Rich, luscious, and completely foolproof, this gluten-free dairy-free crustless pumpkin pie will be the talk of your Thanksgiving feast.
I can’t believe I am about to confess this, BUT: I’m not much of a pie crust person.
Before you decide to never read my blog ever and again and maybe even stone me for such baking heresy, hear me out.
I LOVE pie. Like LOVE it, love it. When when it comes to the crust, I am VERY picky and 110% Princess-and-the-Pea status. There can be NO soggy sections – every little bit must be perfectly flaky and crispy. My pie crust requirements are a tall order to begin with, and then add the whole gluten-free thing to the mix and I’m basically impossible to please.

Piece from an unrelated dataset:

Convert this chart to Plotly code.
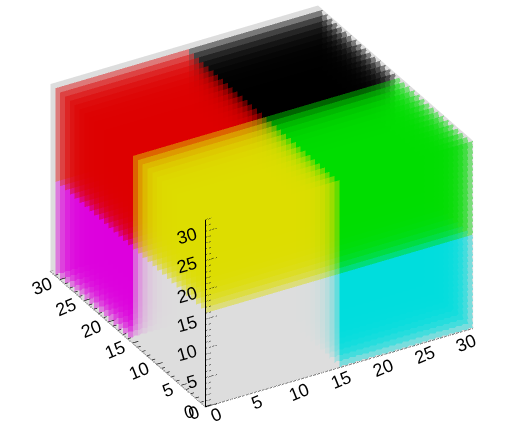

PLUS, even with the perfect pie crust in my life, I will really only ever eat half of it. I very much prefer an extremely high filling-to-crust ratio (except when graham cracker crusts are involved. I eat every crumb of those bad boys!) so it’s not uncommon for me to leave a good chunk behind.
So when one of my college besties introduced me to her simple crustless pumpkin pie recipe, I swear the clouds parted and a heavenly chorus appeared. Wait – you mean I could have the BEST PIE EVER (you think I’m obsessed with granola? Try putting me in front of a pumpkin pie) but don’t have to mess with the crust? I am 1000% in.
The oh-so-very-dangerous thing about this crustless pumpkin pie is how easy it is to whip up, and how foolproof it is to make. When you can make the pie filling alone and get it into the oven with only about 5 minutes of prep… DANGER, Will Robinson.
….and hellooooo “Thanksgiving pants” (you know the ones) because this is bound to be made and demolished more times than either you or I are probably willing to admit.
This pumpkiny goodness comes together with a handful of simple ingredients, a few flicks of the wrist/whisk, and a little stint in the oven. Then all you have to do is wait for it to cool (← hardest part!), slice into pie slices, add a (big) dollop of [dairy-free] whipped cream if you’re feeling fancy, and dig right in.
Did I mention that thanks to no crust, you can most certainly get away with eating 2 or 3 (heck, even 4!) slices for the same amount of sinful indulgence as one slice of regular pumpkin pie? Yep, that’s right. Not missing the crust too much afterall, are you? 😉
Or, you can do as I do – throw caution (and shame) to the wind and dive straight into the pie pan with a fork …and don’t stop until the pie is loooong gone.
For the best results, I highly suggest using my dairy-free evaporated milk in this recipe (if you’re dairy-free) but it also works wonderfully when made straight up with your favorite dairy-free milk – just make sure you’re using an unsweetened option. I’ve tried it both ways, and it comes out great regardless, but it is a little richer and creamier when you use dairy-free evaporated milk. Totally worth the bit of extra work, in my humble opinion.
If dairy isn’t an issue for you (jealous!), feel free to use regular evaporated milk, or your dairy milk of choice. Back in my dairy-full days, I tried this with everything from skim to whole, and it always came out well, but obviously using a milk with a higher fat content results in a more luxurious pie.
A crustless pumpkin pie that is flexible to boot? Gotta love that.
Silky and smooth with all of the rich, robust pumpkin pie spice flavor you know and love. Who needs a pesky crust anyways? Not this lady! And my bets are not you, either, after one bite of this glorious crustless pie creation. It’s sure to please all of the guests at your holiday feasts as well!
- Preheat oven to 375 degrees F and lightly grease a pie dish.
- In a large bowl, thoroughly whisk or lightly beat all ingredients together. Pour into your prepared pie dish, tapping it on the counter a few times to release any air bubbles.
- Bake 45-60 minutes or until set all the way through and lightly browned along the edges.
- Cool completely on the countertop, and transfer to the refrigerator to chill and store.